Well I kinda do agree with that, it feels like using not getting the hang of AI will leave you behind because AI in 10 years will be so much better - to a point we can't even estimate right now. But I think AI will make life a lot better and will actually help solve inequality since providing quality development during early years and help support children after the first few years of becoming independent (I still consider people children until around 21 to 25 years old).

AI will help close the gap between the people who were privilidged and given the environment to learn versus those who didn't.

However, beyond that I have absolutely no idea what will happen because I had a friend sending me porn that grok generated (the moderation is a joke). AI girlfriends will definitely be a thing and a lot of people will use those services, but I can't really wrap my head around what that entails for the future.


AI was never supposed to automate the boring parts. It's what it was advertised to do. Sort of like how those "as seen on TV" weight loss pills are "supposed" to help you lose weight.

The purpose of AI is supposed to *make a few people richer*! Not take away the boredom from tasks. That's only a side effect of it used to sell it.


> I don't get these articles. First the author claims that AI made us more productive but now the time we saved is spent on more work (!)

Well, that is a general phenomenon of technology. Technology does indeed often save time at first (in the short-term) but then compensates in a bad way and gives us more work in the long term. Pretty much every technology past a certain point of sophistication does this:

- Smartphones immediately can help us organize stuff, but then they also make it easier for people to call you when you don't want, you get more spam, etc.

- Cars make it easier to get from A to B but then in the long run now we have to spend countless years of work to clean up the climate/environemtn

- Computers make typing and storing information more efficient but now we have to spend countless hours on securing them

The bottom line is that efficiency increases from a technological creation point of view but life simplicity decreases, in general.

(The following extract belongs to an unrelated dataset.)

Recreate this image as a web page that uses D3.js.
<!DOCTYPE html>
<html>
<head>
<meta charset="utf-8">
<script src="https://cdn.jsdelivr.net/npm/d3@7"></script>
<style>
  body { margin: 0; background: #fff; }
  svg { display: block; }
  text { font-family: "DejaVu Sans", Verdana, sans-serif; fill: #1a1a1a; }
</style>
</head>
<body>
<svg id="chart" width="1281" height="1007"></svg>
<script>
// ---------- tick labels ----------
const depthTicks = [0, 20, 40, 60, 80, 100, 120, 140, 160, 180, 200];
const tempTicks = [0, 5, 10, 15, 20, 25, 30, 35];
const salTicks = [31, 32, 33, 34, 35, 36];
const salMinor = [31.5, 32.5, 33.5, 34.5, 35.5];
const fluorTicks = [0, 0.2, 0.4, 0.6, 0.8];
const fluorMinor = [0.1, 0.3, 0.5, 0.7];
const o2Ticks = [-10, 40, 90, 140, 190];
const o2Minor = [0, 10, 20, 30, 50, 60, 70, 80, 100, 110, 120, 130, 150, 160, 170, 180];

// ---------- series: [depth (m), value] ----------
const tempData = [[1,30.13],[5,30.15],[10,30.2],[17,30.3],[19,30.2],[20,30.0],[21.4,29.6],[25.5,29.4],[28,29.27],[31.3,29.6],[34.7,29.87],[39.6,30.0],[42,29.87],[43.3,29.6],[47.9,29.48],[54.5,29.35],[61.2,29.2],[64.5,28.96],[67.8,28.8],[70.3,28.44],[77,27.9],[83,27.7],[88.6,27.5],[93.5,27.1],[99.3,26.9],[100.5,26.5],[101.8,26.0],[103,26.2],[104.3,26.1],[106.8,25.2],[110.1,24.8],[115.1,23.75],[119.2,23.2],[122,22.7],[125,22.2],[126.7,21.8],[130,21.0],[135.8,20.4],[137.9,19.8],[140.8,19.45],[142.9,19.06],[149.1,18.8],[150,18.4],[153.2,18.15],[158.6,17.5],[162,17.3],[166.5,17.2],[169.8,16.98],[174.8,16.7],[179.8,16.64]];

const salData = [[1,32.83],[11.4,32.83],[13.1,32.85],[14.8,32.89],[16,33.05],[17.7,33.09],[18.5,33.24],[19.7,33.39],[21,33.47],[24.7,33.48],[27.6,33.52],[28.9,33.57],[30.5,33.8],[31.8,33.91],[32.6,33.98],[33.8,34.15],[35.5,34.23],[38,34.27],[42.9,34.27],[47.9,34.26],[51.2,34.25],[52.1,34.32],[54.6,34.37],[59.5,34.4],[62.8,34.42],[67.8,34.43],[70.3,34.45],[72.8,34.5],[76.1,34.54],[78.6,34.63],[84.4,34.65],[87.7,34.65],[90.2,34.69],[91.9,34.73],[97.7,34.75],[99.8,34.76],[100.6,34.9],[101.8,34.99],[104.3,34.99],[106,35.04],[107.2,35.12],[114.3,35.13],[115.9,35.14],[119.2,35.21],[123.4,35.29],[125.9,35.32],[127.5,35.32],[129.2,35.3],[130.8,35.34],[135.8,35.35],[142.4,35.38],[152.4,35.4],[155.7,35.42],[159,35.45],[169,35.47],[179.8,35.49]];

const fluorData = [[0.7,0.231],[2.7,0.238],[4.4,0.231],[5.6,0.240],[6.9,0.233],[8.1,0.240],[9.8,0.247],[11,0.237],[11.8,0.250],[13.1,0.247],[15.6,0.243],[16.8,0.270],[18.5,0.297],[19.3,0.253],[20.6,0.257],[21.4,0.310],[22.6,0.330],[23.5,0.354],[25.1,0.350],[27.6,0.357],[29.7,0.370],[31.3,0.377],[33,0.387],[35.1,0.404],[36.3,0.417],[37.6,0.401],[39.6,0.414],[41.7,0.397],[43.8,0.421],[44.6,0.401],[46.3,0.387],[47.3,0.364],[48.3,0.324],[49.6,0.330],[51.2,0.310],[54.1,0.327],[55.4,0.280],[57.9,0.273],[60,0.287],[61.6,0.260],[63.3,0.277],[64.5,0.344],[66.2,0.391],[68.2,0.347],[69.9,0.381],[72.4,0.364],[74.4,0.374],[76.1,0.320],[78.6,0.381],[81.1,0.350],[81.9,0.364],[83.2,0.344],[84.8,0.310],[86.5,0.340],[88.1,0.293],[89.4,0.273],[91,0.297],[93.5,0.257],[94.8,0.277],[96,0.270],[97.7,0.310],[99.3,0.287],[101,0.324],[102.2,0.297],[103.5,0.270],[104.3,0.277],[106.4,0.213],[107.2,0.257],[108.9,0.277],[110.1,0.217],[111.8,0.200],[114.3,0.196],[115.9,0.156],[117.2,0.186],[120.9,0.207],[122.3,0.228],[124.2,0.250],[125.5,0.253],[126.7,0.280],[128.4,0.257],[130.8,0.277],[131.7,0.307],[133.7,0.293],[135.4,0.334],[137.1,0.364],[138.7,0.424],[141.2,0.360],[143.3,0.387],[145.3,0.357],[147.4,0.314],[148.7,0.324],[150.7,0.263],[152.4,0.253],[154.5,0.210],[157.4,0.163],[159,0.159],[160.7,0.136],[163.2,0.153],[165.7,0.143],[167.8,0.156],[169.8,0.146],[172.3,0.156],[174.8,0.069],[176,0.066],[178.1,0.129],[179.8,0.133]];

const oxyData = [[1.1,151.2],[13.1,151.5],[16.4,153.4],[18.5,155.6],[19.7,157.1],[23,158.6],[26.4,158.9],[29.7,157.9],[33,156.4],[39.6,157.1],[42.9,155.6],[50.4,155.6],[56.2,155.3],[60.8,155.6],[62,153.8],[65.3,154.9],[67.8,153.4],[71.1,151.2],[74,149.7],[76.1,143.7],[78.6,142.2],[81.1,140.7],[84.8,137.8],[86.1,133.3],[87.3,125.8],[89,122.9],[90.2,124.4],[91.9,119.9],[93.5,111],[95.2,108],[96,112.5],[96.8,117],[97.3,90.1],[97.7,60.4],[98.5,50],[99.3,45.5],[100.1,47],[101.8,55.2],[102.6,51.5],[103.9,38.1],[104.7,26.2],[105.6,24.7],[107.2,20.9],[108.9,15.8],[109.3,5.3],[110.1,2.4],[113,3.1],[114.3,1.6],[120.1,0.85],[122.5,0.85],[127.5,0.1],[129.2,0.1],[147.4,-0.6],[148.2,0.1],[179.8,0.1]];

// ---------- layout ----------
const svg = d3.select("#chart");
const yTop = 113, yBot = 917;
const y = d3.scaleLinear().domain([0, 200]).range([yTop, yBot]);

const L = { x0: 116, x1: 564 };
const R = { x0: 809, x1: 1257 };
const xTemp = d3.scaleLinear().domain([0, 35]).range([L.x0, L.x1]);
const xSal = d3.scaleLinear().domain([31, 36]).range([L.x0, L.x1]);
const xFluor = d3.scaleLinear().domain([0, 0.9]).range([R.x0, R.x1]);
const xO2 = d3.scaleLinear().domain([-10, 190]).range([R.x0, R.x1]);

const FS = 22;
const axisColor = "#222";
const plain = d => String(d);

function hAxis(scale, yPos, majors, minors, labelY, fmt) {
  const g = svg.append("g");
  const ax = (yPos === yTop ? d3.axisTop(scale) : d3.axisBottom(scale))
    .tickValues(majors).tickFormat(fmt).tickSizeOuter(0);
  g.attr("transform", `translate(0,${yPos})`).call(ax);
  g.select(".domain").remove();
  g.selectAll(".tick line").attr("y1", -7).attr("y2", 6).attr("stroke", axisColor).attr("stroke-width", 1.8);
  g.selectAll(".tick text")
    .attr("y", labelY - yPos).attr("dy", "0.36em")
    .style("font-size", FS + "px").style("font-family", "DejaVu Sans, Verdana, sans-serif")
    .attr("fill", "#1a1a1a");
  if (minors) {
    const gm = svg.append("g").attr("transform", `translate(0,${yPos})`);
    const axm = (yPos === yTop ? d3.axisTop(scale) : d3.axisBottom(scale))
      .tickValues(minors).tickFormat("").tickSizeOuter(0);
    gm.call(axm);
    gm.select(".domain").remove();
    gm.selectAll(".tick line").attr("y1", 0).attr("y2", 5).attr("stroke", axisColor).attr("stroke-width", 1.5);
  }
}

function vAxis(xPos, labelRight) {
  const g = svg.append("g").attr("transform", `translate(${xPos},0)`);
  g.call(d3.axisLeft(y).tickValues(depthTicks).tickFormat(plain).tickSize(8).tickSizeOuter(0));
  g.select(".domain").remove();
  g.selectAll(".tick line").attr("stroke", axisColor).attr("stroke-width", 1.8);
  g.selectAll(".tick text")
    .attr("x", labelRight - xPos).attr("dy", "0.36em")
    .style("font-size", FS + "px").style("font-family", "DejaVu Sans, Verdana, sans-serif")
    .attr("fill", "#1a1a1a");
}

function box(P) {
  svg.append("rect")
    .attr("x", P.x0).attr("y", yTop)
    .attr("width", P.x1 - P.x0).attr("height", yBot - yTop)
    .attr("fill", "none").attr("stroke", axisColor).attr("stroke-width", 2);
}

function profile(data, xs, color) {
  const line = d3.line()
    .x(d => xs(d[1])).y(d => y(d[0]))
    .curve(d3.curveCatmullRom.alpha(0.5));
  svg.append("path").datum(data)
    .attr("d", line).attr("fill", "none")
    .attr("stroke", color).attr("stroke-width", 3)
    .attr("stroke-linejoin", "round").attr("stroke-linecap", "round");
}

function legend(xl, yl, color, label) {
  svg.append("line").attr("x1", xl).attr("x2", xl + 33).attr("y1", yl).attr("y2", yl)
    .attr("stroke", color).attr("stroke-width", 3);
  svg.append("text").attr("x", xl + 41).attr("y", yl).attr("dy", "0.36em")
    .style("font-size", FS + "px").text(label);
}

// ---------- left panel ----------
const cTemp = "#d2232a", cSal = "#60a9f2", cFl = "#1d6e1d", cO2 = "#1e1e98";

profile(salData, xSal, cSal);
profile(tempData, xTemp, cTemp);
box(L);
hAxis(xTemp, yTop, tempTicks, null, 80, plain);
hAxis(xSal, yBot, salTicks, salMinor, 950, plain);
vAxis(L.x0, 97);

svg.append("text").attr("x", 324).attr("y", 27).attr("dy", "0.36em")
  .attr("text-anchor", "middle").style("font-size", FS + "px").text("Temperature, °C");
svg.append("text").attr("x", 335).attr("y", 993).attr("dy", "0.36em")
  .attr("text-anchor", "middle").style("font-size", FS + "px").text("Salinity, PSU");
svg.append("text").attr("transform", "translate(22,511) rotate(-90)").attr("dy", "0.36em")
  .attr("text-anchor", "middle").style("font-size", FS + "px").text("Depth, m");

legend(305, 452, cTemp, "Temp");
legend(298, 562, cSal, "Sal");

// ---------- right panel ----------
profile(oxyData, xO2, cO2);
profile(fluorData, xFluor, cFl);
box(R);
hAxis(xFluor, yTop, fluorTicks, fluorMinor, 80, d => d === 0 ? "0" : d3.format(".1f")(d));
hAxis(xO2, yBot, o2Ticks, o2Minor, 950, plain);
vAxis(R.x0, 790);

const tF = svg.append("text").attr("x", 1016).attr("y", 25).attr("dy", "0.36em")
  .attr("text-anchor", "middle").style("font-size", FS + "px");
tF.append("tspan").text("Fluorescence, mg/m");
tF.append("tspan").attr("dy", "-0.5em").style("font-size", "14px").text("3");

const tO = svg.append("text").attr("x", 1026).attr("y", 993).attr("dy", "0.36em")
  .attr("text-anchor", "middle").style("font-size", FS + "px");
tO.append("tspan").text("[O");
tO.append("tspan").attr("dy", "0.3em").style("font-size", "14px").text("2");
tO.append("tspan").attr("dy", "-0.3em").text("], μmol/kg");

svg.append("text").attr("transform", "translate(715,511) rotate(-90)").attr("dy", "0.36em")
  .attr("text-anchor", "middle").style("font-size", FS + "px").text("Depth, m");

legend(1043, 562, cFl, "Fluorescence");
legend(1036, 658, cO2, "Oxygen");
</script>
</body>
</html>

> One, there is no way LLMs in their current state are capable of replacing human translators for a case like this. And two, they do make the job of translation a lot less tedious. I wouldn't call it pleasant exactly, but it was much easier than my previous translation experiences

On the other hand, one day they will replace human beings. And secondly, if something like transalation (or in general, any mental work) becomes too easy, then we also run the risk of incresing the amount of mediocre works. Fact is, if something is hard, we'll only spend time on it if it's really worthwhile.

Same thing happens with phone cameras. Yes, it makes some things more convenient, but it also has resulted in a mountain of mediocrity, which isn't free to store (requires energy and hence pollutes the environment).


Technically modern LLMs are handicapped on translation tasks compared to the original transformer architecture. The origami transformer got to see future context as well as past tokens.


Okay, but I'm not really concerned with the state of the art now with any specific technology, but what will be the state of the art in 20 years.


> Yes, our civilization rewards and encourages short circuiting effort, depriving us of the basic positive feedback loop of effort to reward.

To some extent, but so far before AI it has been at a speed and magnitude most people could handle. With AI, they can't.

> It's been like this since the invention of the wheel and fire. It's up to us to find and/or create meaningful (and effortful) lives, and it is more sustainable to focus on the path than the destination; every zen text teaches this.

You are ignoring again the magnitude of the effect of AI, which is much worse than previous technologies. One can always focus on "the path" but Zen teachers also teach practicality: why make your life complicated? AI makes things complicated unecessarily.


Excellent realization. AI is fundamentally destructive, and is one reason I never use it, ever. Automation was never meant to infringe upon the creative domain, only the truly mechanical.